L’imparzialità nell’informazione è merce rara da noi. In Cina si sta collaudando un robot dalle fattezze umane che conduca il Tg di un’emittente locale, l’anchor-man diventerebbe un giornalista virtuale (con il vantaggio che l’ologramma-giornalista potrebbe lavorare 24ore su 24 e senza retribuzione alcuna). Chissà che l’imparzialità non migliori con una redazione di robot.

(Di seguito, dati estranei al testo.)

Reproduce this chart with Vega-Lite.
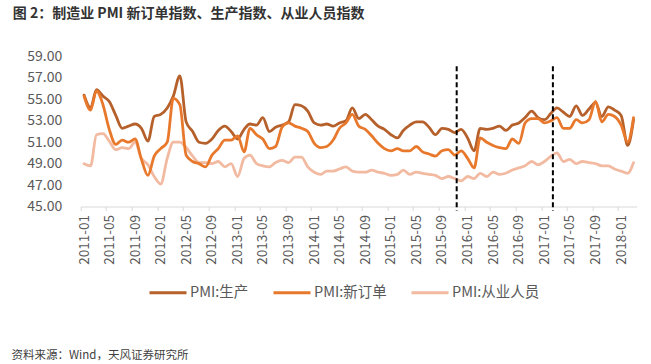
{
  "$schema": "https://vega.github.io/schema/vega-lite/v6.json",
  "width": 556,
  "height": 150,
  "autosize": {"type": "none"},
  "padding": {"left": 80.7, "top": 56.5, "right": 14.3, "bottom": 157.5},
  "background": "#ffffff",
  "config": {
    "view": {"stroke": null},
    "font": "Noto Sans CJK SC",
    "axis": {"labelOverlap": false, "labelFlush": false}
  },
  "title": {
    "text": "图 2：制造业 PMI 新订单指数、生产指数、从业人员指数",
    "anchor": "start",
    "frame": "group",
    "dx": -68,
    "offset": 29,
    "fontSize": 14,
    "fontWeight": "bold",
    "color": "#333333"
  },
  "layer": [
    {
      "data": {
        "values": [
          {"d": "2011-01", "p": 55.4, "n": 55.3, "e": 49.0},
          {"d": "2011-02", "p": 54.2, "n": 54.0, "e": 48.8},
          {"d": "2011-03", "p": 55.9, "n": 55.8, "e": 51.7},
          {"d": "2011-04", "p": 55.3, "n": 54.5, "e": 51.8},
          {"d": "2011-05", "p": 54.8, "n": 52.2, "e": 51.1},
          {"d": "2011-06", "p": 53.5, "n": 50.8, "e": 50.3},
          {"d": "2011-07", "p": 52.3, "n": 51.2, "e": 50.5},
          {"d": "2011-08", "p": 52.5, "n": 51.0, "e": 50.4},
          {"d": "2011-09", "p": 52.7, "n": 51.3, "e": 51.0},
          {"d": "2011-10", "p": 52.3, "n": 49.4, "e": 49.5},
          {"d": "2011-11", "p": 51.1, "n": 47.9, "e": 48.9},
          {"d": "2011-12", "p": 53.4, "n": 49.7, "e": 47.8},
          {"d": "2012-01", "p": 53.6, "n": 50.4, "e": 47.1},
          {"d": "2012-02", "p": 54.2, "n": 51.0, "e": 49.5},
          {"d": "2012-03", "p": 55.3, "n": 55.1, "e": 51.0},
          {"d": "2012-04", "p": 57.2, "n": 54.5, "e": 51.0},
          {"d": "2012-05", "p": 52.9, "n": 49.8, "e": 50.5},
          {"d": "2012-06", "p": 52.0, "n": 49.2, "e": 49.7},
          {"d": "2012-07", "p": 51.0, "n": 49.0, "e": 49.1},
          {"d": "2012-08", "p": 50.9, "n": 48.7, "e": 49.1},
          {"d": "2012-09", "p": 51.3, "n": 49.8, "e": 49.0},
          {"d": "2012-10", "p": 52.1, "n": 50.4, "e": 49.2},
          {"d": "2012-11", "p": 52.5, "n": 51.2, "e": 48.7},
          {"d": "2012-12", "p": 52.0, "n": 51.2, "e": 49.0},
          {"d": "2013-01", "p": 51.3, "n": 51.6, "e": 47.8},
          {"d": "2013-02", "p": 52.2, "n": 50.1, "e": 49.5},
          {"d": "2013-03", "p": 52.7, "n": 52.3, "e": 49.8},
          {"d": "2013-04", "p": 52.6, "n": 51.7, "e": 49.0},
          {"d": "2013-05", "p": 53.3, "n": 51.3, "e": 48.8},
          {"d": "2013-06", "p": 52.0, "n": 50.4, "e": 48.7},
          {"d": "2013-07", "p": 52.4, "n": 50.6, "e": 49.1},
          {"d": "2013-08", "p": 52.6, "n": 52.4, "e": 49.3},
          {"d": "2013-09", "p": 52.9, "n": 52.8, "e": 49.1},
          {"d": "2013-10", "p": 54.5, "n": 52.5, "e": 49.6},
          {"d": "2013-11", "p": 54.4, "n": 52.3, "e": 49.6},
          {"d": "2013-12", "p": 53.9, "n": 52.0, "e": 48.7},
          {"d": "2014-01", "p": 52.8, "n": 50.9, "e": 48.2},
          {"d": "2014-02", "p": 52.6, "n": 50.5, "e": 48.0},
          {"d": "2014-03", "p": 52.7, "n": 50.6, "e": 48.3},
          {"d": "2014-04", "p": 52.5, "n": 51.2, "e": 48.3},
          {"d": "2014-05", "p": 52.8, "n": 52.3, "e": 48.5},
          {"d": "2014-06", "p": 53.0, "n": 52.8, "e": 48.7},
          {"d": "2014-07", "p": 54.2, "n": 53.6, "e": 48.3},
          {"d": "2014-08", "p": 53.2, "n": 52.5, "e": 48.2},
          {"d": "2014-09", "p": 53.6, "n": 52.2, "e": 48.2},
          {"d": "2014-10", "p": 53.1, "n": 51.6, "e": 48.4},
          {"d": "2014-11", "p": 52.5, "n": 50.9, "e": 48.2},
          {"d": "2014-12", "p": 52.2, "n": 50.4, "e": 48.1},
          {"d": "2015-01", "p": 51.7, "n": 50.2, "e": 47.9},
          {"d": "2015-02", "p": 51.4, "n": 50.4, "e": 48.0},
          {"d": "2015-03", "p": 52.1, "n": 50.2, "e": 48.4},
          {"d": "2015-04", "p": 52.6, "n": 50.2, "e": 48.0},
          {"d": "2015-05", "p": 52.9, "n": 50.6, "e": 48.2},
          {"d": "2015-06", "p": 52.9, "n": 50.1, "e": 48.1},
          {"d": "2015-07", "p": 52.4, "n": 49.9, "e": 48.0},
          {"d": "2015-08", "p": 51.7, "n": 49.7, "e": 47.9},
          {"d": "2015-09", "p": 52.3, "n": 50.2, "e": 47.6},
          {"d": "2015-10", "p": 52.2, "n": 50.3, "e": 47.8},
          {"d": "2015-11", "p": 51.9, "n": 49.8, "e": 47.6},
          {"d": "2015-12", "p": 52.2, "n": 50.2, "e": 47.4},
          {"d": "2016-01", "p": 51.4, "n": 49.5, "e": 47.8},
          {"d": "2016-02", "p": 50.2, "n": 48.6, "e": 47.6},
          {"d": "2016-03", "p": 52.3, "n": 51.4, "e": 48.1},
          {"d": "2016-04", "p": 52.2, "n": 51.0, "e": 47.8},
          {"d": "2016-05", "p": 52.3, "n": 50.7, "e": 48.2},
          {"d": "2016-06", "p": 52.5, "n": 50.5, "e": 48.0},
          {"d": "2016-07", "p": 52.1, "n": 50.4, "e": 48.1},
          {"d": "2016-08", "p": 52.6, "n": 51.3, "e": 48.4},
          {"d": "2016-09", "p": 52.8, "n": 50.9, "e": 48.6},
          {"d": "2016-10", "p": 53.3, "n": 52.8, "e": 48.8},
          {"d": "2016-11", "p": 53.9, "n": 53.2, "e": 49.2},
          {"d": "2016-12", "p": 53.3, "n": 53.2, "e": 48.9},
          {"d": "2017-01", "p": 53.1, "n": 52.8, "e": 49.2},
          {"d": "2017-02", "p": 53.7, "n": 53.0, "e": 49.7},
          {"d": "2017-03", "p": 54.2, "n": 53.3, "e": 50.0},
          {"d": "2017-04", "p": 53.8, "n": 52.3, "e": 49.2},
          {"d": "2017-05", "p": 53.4, "n": 52.3, "e": 49.4},
          {"d": "2017-06", "p": 54.4, "n": 53.1, "e": 49.0},
          {"d": "2017-07", "p": 53.5, "n": 52.8, "e": 49.2},
          {"d": "2017-08", "p": 54.1, "n": 53.1, "e": 49.1},
          {"d": "2017-09", "p": 54.7, "n": 54.8, "e": 49.0},
          {"d": "2017-10", "p": 53.4, "n": 52.9, "e": 48.8},
          {"d": "2017-11", "p": 54.3, "n": 53.6, "e": 48.8},
          {"d": "2017-12", "p": 54.0, "n": 53.4, "e": 48.5},
          {"d": "2018-01", "p": 53.5, "n": 52.6, "e": 48.3},
          {"d": "2018-02", "p": 50.7, "n": 51.0, "e": 48.1},
          {"d": "2018-03", "p": 53.1, "n": 53.3, "e": 49.1}
        ],
        "format": {"parse": {"d": "utc:'%Y-%m'"}}
      },
      "transform": [{"fold": ["e", "p", "n"], "as": ["series", "value"]}],
      "mark": {"type": "line", "interpolate": "monotone", "strokeWidth": 2.8, "strokeCap": "round", "strokeJoin": "round"},
      "encoding": {
        "x": {
          "field": "d",
          "type": "temporal",
          "scale": {
            "type": "utc",
            "domain": [
              {"year": 2010, "month": 12, "date": 16, "utc": true},
              {"year": 2018, "month": 3, "date": 16, "utc": true}
            ]
          },
          "axis": {
            "values": [
              {"year": 2011, "month": 1, "date": 1, "utc": true},
              {"year": 2011, "month": 5, "date": 1, "utc": true},
              {"year": 2011, "month": 9, "date": 1, "utc": true},
              {"year": 2012, "month": 1, "date": 1, "utc": true},
              {"year": 2012, "month": 5, "date": 1, "utc": true},
              {"year": 2012, "month": 9, "date": 1, "utc": true},
              {"year": 2013, "month": 1, "date": 1, "utc": true},
              {"year": 2013, "month": 5, "date": 1, "utc": true},
              {"year": 2013, "month": 9, "date": 1, "utc": true},
              {"year": 2014, "month": 1, "date": 1, "utc": true},
              {"year": 2014, "month": 5, "date": 1, "utc": true},
              {"year": 2014, "month": 9, "date": 1, "utc": true},
              {"year": 2015, "month": 1, "date": 1, "utc": true},
              {"year": 2015, "month": 5, "date": 1, "utc": true},
              {"year": 2015, "month": 9, "date": 1, "utc": true},
              {"year": 2016, "month": 1, "date": 1, "utc": true},
              {"year": 2016, "month": 5, "date": 1, "utc": true},
              {"year": 2016, "month": 9, "date": 1, "utc": true},
              {"year": 2017, "month": 1, "date": 1, "utc": true},
              {"year": 2017, "month": 5, "date": 1, "utc": true},
              {"year": 2017, "month": 9, "date": 1, "utc": true},
              {"year": 2018, "month": 1, "date": 1, "utc": true}
            ],
            "tickCount": 100,
            "labelExpr": "utcFormat(datum.value, '%Y-%m')",
            "labelAngle": -90,
            "labelAlign": "right",
            "labelBaseline": "middle",
            "labelFontSize": 13.5,
            "labelColor": "#595959",
            "labelPadding": 4,
            "labelOverlap": false,
            "labelFlush": false,
            "tickOffset": -3.2,
            "labelOffset": 3.2,
            "tickSize": 4,
            "tickColor": "#d9d9d9",
            "domainColor": "#d9d9d9",
            "grid": false,
            "title": "资料来源：Wind，天风证券研究所",
            "titleX": -69.7,
            "titleY": 148.5,
            "titleAngle": 0,
            "titleAlign": "left",
            "titleBaseline": "middle",
            "titleFontSize": 11.5,
            "titleFontWeight": "normal",
            "titleColor": "#404040"
          }
        },
        "y": {
          "field": "value",
          "type": "quantitative",
          "scale": {"domain": [45, 59], "nice": false, "zero": false},
          "axis": {
            "values": [45, 47, 49, 51, 53, 55, 57, 59],
            "tickCount": 100,
            "format": ".2f",
            "domain": false,
            "ticks": false,
            "grid": false,
            "labelOverlap": false,
            "labelFlush": false,
            "labelPadding": 19,
            "labelFontSize": 14,
            "labelColor": "#595959",
            "title": null
          }
        },
        "color": {
          "field": "series",
          "type": "nominal",
          "scale": {"domain": ["p", "n", "e"], "range": ["#b6612b", "#e8792c", "#f2baa1"]},
          "legend": {
            "orient": "none",
            "legendX": 67.3,
            "legendY": 216,
            "direction": "horizontal",
            "title": null,
            "symbolType": "stroke",
            "symbolSize": 1369,
            "symbolStrokeWidth": 3,
            "labelFontSize": 14.5,
            "labelColor": "#595959",
            "labelOffset": 2,
            "columnPadding": 18,
            "labelLimit": 200,
            "labelExpr": "{'p': 'PMI:生产', 'n': 'PMI:新订单', 'e': 'PMI:从业人员'}[datum.label]"
          }
        }
      }
    },
    {
      "data": {
        "values": [
          {"d": "2015-11-10", "top": 58.1, "bottom": 44.6},
          {"d": "2017-02-10", "top": 58.1, "bottom": 44.6}
        ],
        "format": {"parse": {"d": "utc:'%Y-%m-%d'"}}
      },
      "mark": {"type": "rule", "color": "#000000", "strokeWidth": 2, "strokeDash": [5, 3]},
      "encoding": {
        "x": {"field": "d", "type": "temporal"},
        "y": {"field": "top", "type": "quantitative"},
        "y2": {"field": "bottom"}
      }
    }
  ]
}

È irriformabile la Rai? Difficile dare una risposta positiva. Il declino dell’azienda di viale Mazzini dura da anni, da decenni; a ogni cambio di maggioranza la situazione peggiora: è evidente che la tecnostruttura interna non ha l’orgoglio né la forza di opporsi alla pressione dei partiti politici. L’occupazione politica impatta non solo sull’informazione, ma su tutta la gestione. Non poteva rimanere esente la programmazione. A Raidue, è il caso del giorno, stiamo assistendo alla rimozione di diversi programmi e conduttori; cambiamenti che sono connessi ai normali avvicendamenti impressi dalla nuova linea editoriale e che vanno visti, in linea di principio, positivamente, dato l’immobilismo dei palinsesti, il grande limite della televisione. Sono scattate pesanti polemiche in particolare per l’abolizione della striscia satirica dei due comici Luca e Paolo (anche se il duo comico si esibirà nel programma Quelli che il calcio) invisa alla maggioranza, abolizione motivata essenzialmente da ragioni politiche. Aleggia sul palazzo di viale Mazzini l’idea del controllo politico della programmazione? Ritorna la prassi più esecrabile, quella della censura politica? Ci auguriamo che non sia così; dopo il famoso “editto bulgaro” e alcuni casi similari accaduti anche nella passata legislatura, si spera che tutto questo sia definitivamente bandito.

Dovesse perdurare e ancor più peggiorare la crisi della Rai, ci si dovrebbe domandare se non sia auspicabile restringere gli spazi di mercato per l’azienda pubblica, favorendo così il sorgere di nuovi poli televisivi e ampliando il pluralismo delle fonti d’informazione.